Thoughts from a profit prophet

It seems to me that “ordinary” companies focus on profit as their reason for existing. “What?” you say. “Isn’t that the reason we invested in this building?” Consider for a moment that profit is a result and not necessarily the singular purpose for being in business. (As in theater, success is defined by standing ovations and box office receipts, but a purpose exists in the art itself.)

When a company takes time to discover and realize its “noble purpose,” extraordinary things happen, and sizable profits flow beyond expectations. To exist merely for profit is akin to human beings existing just to procreate — there is more to the art of living and business than being in survival mode. Besides being more profitable in the short and long runs, “noble purpose” companies will thrive when others feel the need to bottom feed. 
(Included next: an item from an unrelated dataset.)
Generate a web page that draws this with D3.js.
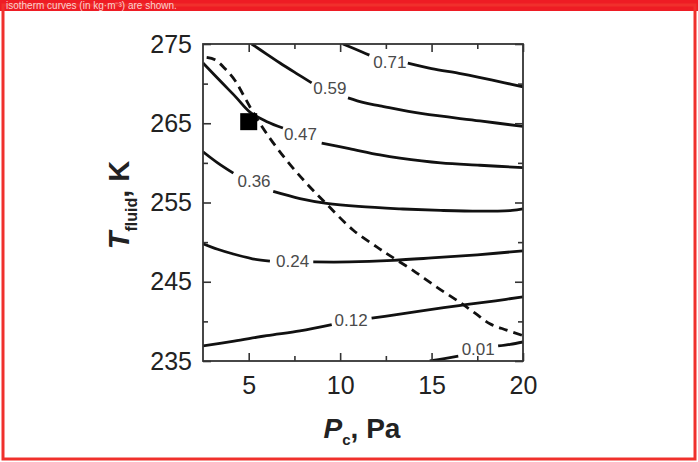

Owners and managers in “ordinary” hotels typically believe they are in the business of selling guestrooms, food and beverage, and event space. I view those offerings as currency. In economics, currency is what we use to buy something of value (value belonging to the eyes of the beholder). It is the experience that makes the currency valuable — not the currency itself. Great businesses exist beyond that in the experience economy.

I work with companies on a program I wrote called “No Ordinary Moments,” and it is worth pondering various ways to interpret the title. 

Certainly, as it might sound, if there are “no ordinary moments,” am I saying there are only extraordinary ones? Alas, that would be unsustainable, but anything “extraordinary” is attained with a focus on holistic principles. 

The term “holistic” implies caring for the interrelatedness of all parts of a system. Investing in training but not in culture is not holistic. Ranting to your team about providing great service but having employee areas you wouldn’t proudly walk a guest through is not holistic. Leading but not being a student of whom you lead is not holistic. To act in a holistic manner is to have all parts in balance — in a dance with each other — like RevPAR.

Until the notion of RevPAR, a hotel’s rate and occupancy tended to be at odds in terms of how to maximize revenues. Utilizing RevPAR as a metric was a holistic step to optimize a hotel’s results. It was the way to integrate systems to work together versus tending to  disparate parts that cannot deliver maximum yield.

Extraordinary people are microcosms for extraordinary cultures. Holistically, they tend to community, environment, mind, body and spirit. Opportunity, eh?